From: Stefan Monnier
Subject: Re: 1) (elisp) `Advising Named Functions', 2) search filtering example
Date: Mon, 17 Oct 2016 15:25:05 -0400
User-agent: Gnus/5.13 (Gnus v5.13) Emacs/25.2.50 (gnu/linux)

> That's one interpretation.  There is no mention of the fact that
> the hook it is talking about is necessarily a "multiple-function
> hook" that happens to have a single function as value.

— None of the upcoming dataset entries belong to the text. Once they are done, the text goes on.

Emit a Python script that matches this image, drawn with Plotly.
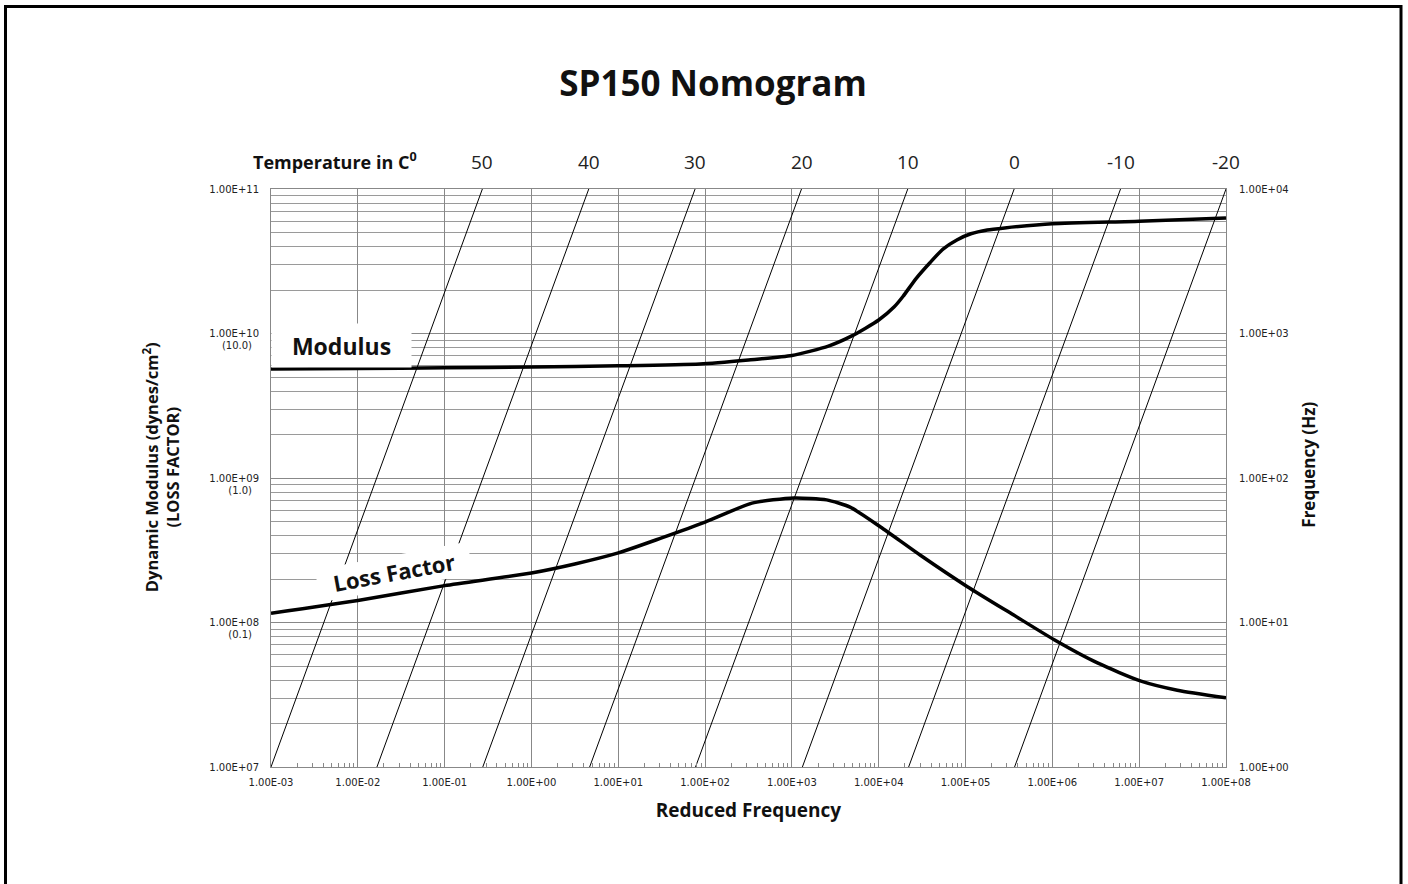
import numpy as np
import plotly.graph_objects as go

# ---------------- data ----------------
temps = [50, 40, 30, 20, 10, 0, -10, -20]
# reduced frequency where each isotherm meets 1 Hz (bottom) and 10 kHz (top)
iso_fr_at_1hz = [1.00e-3, 1.66e-2, 2.75e-1, 4.68e0, 7.76e1, 1.32e3, 2.21e4, 3.67e5]
iso_fr_at_10khz = [2.72e-1, 4.57e0, 7.67e1, 1.29e3, 2.16e4, 3.63e5, 6.10e6, 1.00e8]
iso_freq_ends = [1.0, 1.0e4]

mod_fr = [1e-3, 1e-2, 1e-1, 1e0, 1e1, 8.7e1, 3.16e2, 1e3, 2.63e3, 4.9e3, 1e4,
          1.51e4, 1.91e4, 2.69e4, 3.89e4, 5.5e4, 7.94e4, 1.15e5, 1.78e5, 2.82e5,
          1e6, 1e7, 1e8]
modulus = [5.69e9, 5.73e9, 5.79e9, 5.86e9, 5.97e9, 6.15e9, 6.56e9, 7.05e9, 8.18e9,
           9.62e9, 1.24e10, 1.53e10, 1.81e10, 2.40e10, 3.09e10, 3.84e10, 4.44e10,
           4.90e10, 5.21e10, 5.38e10, 5.74e10, 5.98e10, 6.31e10]

loss_fr = [1e-3, 1e-2, 1e-1, 1e0, 3.16e0, 1e1, 3.16e1, 1e2, 3.47e2, 1.05e3, 2.51e3,
           4.68e3, 1.05e4, 3.02e4, 1.05e5, 3.55e5, 1.05e6, 3.31e6, 1.05e7, 2.75e7, 1e8]
loss_factor = [0.116, 0.142, 0.180, 0.220, 0.254, 0.303, 0.385, 0.495, 0.670, 0.728,
               0.706, 0.628, 0.458, 0.292, 0.177, 0.113, 0.0760, 0.0525, 0.0393,
               0.0340, 0.0301]

x_tick_vals = [1e-3, 1e-2, 1e-1, 1e0, 1e1, 1e2, 1e3, 1e4, 1e5, 1e6, 1e7, 1e8]
x_tick_text = ["1.00E-03", "1.00E-02", "1.00E-01", "1.00E+00", "1.00E+01", "1.00E+02",
               "1.00E+03", "1.00E+04", "1.00E+05", "1.00E+06", "1.00E+07", "1.00E+08"]
y_tick_vals = [1e7, 1e8, 1e9, 1e10, 1e11]
y_tick_text = ["1.00E+07", "1.00E+08", "1.00E+09", "1.00E+10", "1.00E+11"]
loss_tick_vals = [0.1, 1.0, 10.0]
loss_tick_text = ["(0.1)", "(1.0)", "(10.0)"]
y2_tick_vals = [1, 10, 100, 1000, 10000]
y2_tick_text = ["1.00E+00", "1.00E+01", "1.00E+02", "1.00E+03", "1.00E+04"]

# ---------------- figure ----------------
W, H = 1408, 884
L, R, T, B = 271, 182, 189, 117
pw, ph = W - L - R, H - T - B


def px(xp):
    return (xp - L) / pw


def py(yp):
    return (H - B - yp) / ph


GRID = "#888888"
TICKFONT = dict(family="DejaVu Sans", size=10, color="#222222")
SANS = "Open Sans"
NB = "&nbsp;"

fig = go.Figure()

for t, b, tp in zip(temps, iso_fr_at_1hz, iso_fr_at_10khz):
    fig.add_trace(go.Scatter(x=[b, tp], y=iso_freq_ends, yaxis="y2", mode="lines",
                             line=dict(color="black", width=1), name=f"{t} °C",
                             showlegend=False, hoverinfo="skip"))

fig.add_trace(go.Scatter(x=mod_fr, y=modulus, mode="lines", name="Modulus",
                         line=dict(color="black", width=3.5, shape="spline", smoothing=0.6),
                         showlegend=False))
fig.add_trace(go.Scatter(x=loss_fr, y=loss_factor, yaxis="y3", mode="lines",
                         name="Loss Factor",
                         line=dict(color="black", width=3.5, shape="spline", smoothing=0.6),
                         showlegend=False))

minor_x = [k * 10.0 ** e for e in range(-3, 8) for k in range(2, 10)]
minor_y = [k * 10.0 ** e for e in range(7, 11) for k in range(2, 10)]

fig.update_layout(
    width=W, height=H, autosize=False,
    margin=dict(l=L, r=R, t=T, b=B, pad=0),
    paper_bgcolor="white", plot_bgcolor="white",
    title=dict(text="<b>SP150 Nomogram</b>", x=713 / W, xref="container", xanchor="center",
               y=1 - 84 / H, yref="container", yanchor="middle",
               font=dict(family=SANS, size=35, color="#111111")),
    xaxis=dict(type="log", range=[-3, 8], tickmode="array", tickvals=x_tick_vals,
               ticktext=x_tick_text, tickfont=TICKFONT, ticks="", ticklabelstandoff=6,
               showgrid=True, gridcolor=GRID, gridwidth=1,
               showline=True, linecolor=GRID, linewidth=1, mirror=True, zeroline=False,
               minor=dict(tickvals=minor_x, ticks="inside", ticklen=4, tickcolor=GRID,
                          showgrid=False),
               title=dict(text="<b>Reduced Frequency</b>", standoff=16,
                          font=dict(family=SANS, size=19, color="#111111"))),
    yaxis=dict(type="log", range=[7, 11], tickmode="array", tickvals=y_tick_vals,
               ticktext=y_tick_text, tickfont=TICKFONT, ticks="", ticklabelstandoff=9,
               showgrid=True, gridcolor=GRID, gridwidth=1,
               showline=True, linecolor=GRID, linewidth=1, mirror=True, zeroline=False,
               minor=dict(tickvals=minor_y, showgrid=True, gridcolor="#9a9a9a", gridwidth=1,
                          ticks=""),
               title=dict(text=("<b>" + NB * 5 + "Dynamic Modulus (dynes/cm<sup>2</sup>)<br>"
                                + NB * 5 + "(LOSS FACTOR)</b>"),
                          standoff=25, font=dict(family=SANS, size=16.5, color="#111111"))),
    yaxis3=dict(type="log", range=[-2, 2], overlaying="y", side="left", tickmode="array",
                tickvals=loss_tick_vals, ticktext=loss_tick_text, tickfont=TICKFONT,
                ticks="", ticklabelstandoff=18, ticklabelshift=12, showgrid=False,
                showline=False, zeroline=False),
    yaxis2=dict(type="log", range=[0, 4], overlaying="y", side="right", tickmode="array",
                tickvals=y2_tick_vals, ticktext=y2_tick_text, tickfont=TICKFONT, ticks="",
                ticklabelstandoff=12, showgrid=False, showline=False, zeroline=False,
                title=dict(text="<b>" + NB * 6 + "Frequency (Hz)</b>", standoff=15,
                           font=dict(family=SANS, size=17, color="#111111"))),
)

annotations = []
for t, tp in zip(temps, iso_fr_at_10khz):
    annotations.append(dict(x=np.log10(tp), xref="x", y=py(162), yref="paper",
                            text=str(t), showarrow=False, xanchor="center", yanchor="middle",
                            font=dict(family=SANS, size=19, color="#222222")))
annotations.append(dict(x=px(335), xref="paper", y=py(161), yref="paper",
                        text="<b>Temperature in C<sup>0</sup></b>", showarrow=False,
                        xanchor="center", yanchor="middle",
                        font=dict(family=SANS, size=18, color="#111111")))
annotations.append(dict(x=px(341), xref="paper", y=py(345.5), yref="paper",
                        text="<b>Modulus</b>", showarrow=False, xanchor="center",
                        yanchor="middle", width=137, height=41, bgcolor="white",
                        font=dict(family=SANS, size=23, color="#111111")))
annotations.append(dict(x=px(394), xref="paper", y=py(572), yref="paper",
                        text="<b>Loss Factor</b>", showarrow=False, xanchor="center",
                        yanchor="middle", textangle=-10.5, width=152, height=30,
                        bgcolor="white",
                        font=dict(family=SANS, size=22, color="#111111")))
fig.update_layout(annotations=annotations)

fig.add_shape(type="rect", xref="paper", yref="paper",
              x0=px(5.5), x1=px(1401), y0=py(900), y1=py(6.5),
              line=dict(color="black", width=3), fillcolor="rgba(0,0,0,0)", layer="above")

fig.write_html("out.html", config={"displayModeBar": False},
               post_script="document.body.style.margin='0px';document.body.style.padding='0px';")
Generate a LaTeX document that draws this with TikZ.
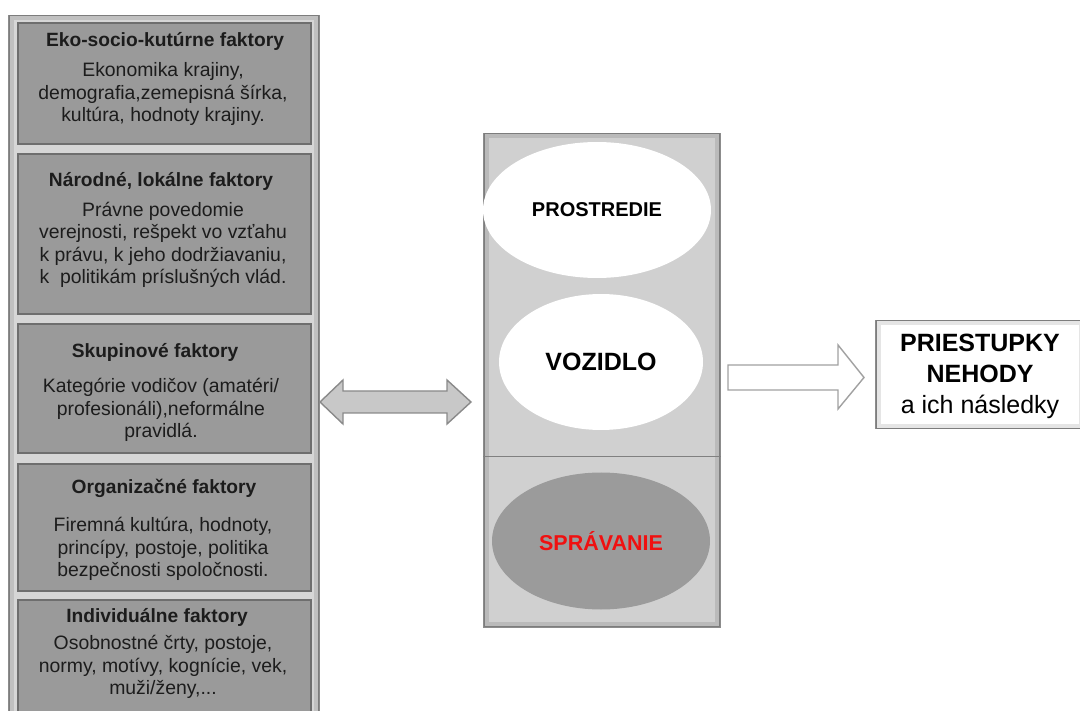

That's because you misunderstand its doc.  The confusion comes from the
multiple uses of the name "hook".  There are basically two uses of
the word "hook" in the context of Emacs:

- a very generic sense, which refers to some kind of way to influence
  the behavior of something.  Used also sometimes as a verb "you can
  hook directly into ..." which might be used even in cases where the
  "hooking" is done by modifying some chunk of code.  Sometimes
  "hook" is even used to just mean a customization point ("that package
  doesn't give me any hook to specify which char to insert").
- a specific sense, which refers to an "object" implemented as a symbol
  where the symbol-value slot holds a list of functions (and the "hook"
  is really the symbol, not the list of functions, because we can also use
  its various buffer-local values).

The second subsumes the first.

So *-function is a hook in the first sense but not in the second.
Whereas *-functions and *-hook are hooks in both senses.
add-hook and remove-hook only apply to hooks in the second sense.

The advice mechanism treats every symbol's function definition as a hook
(in the first sense), whether the author intended it that way (as is the
case for `ask-user-about-supersession-threat') or not.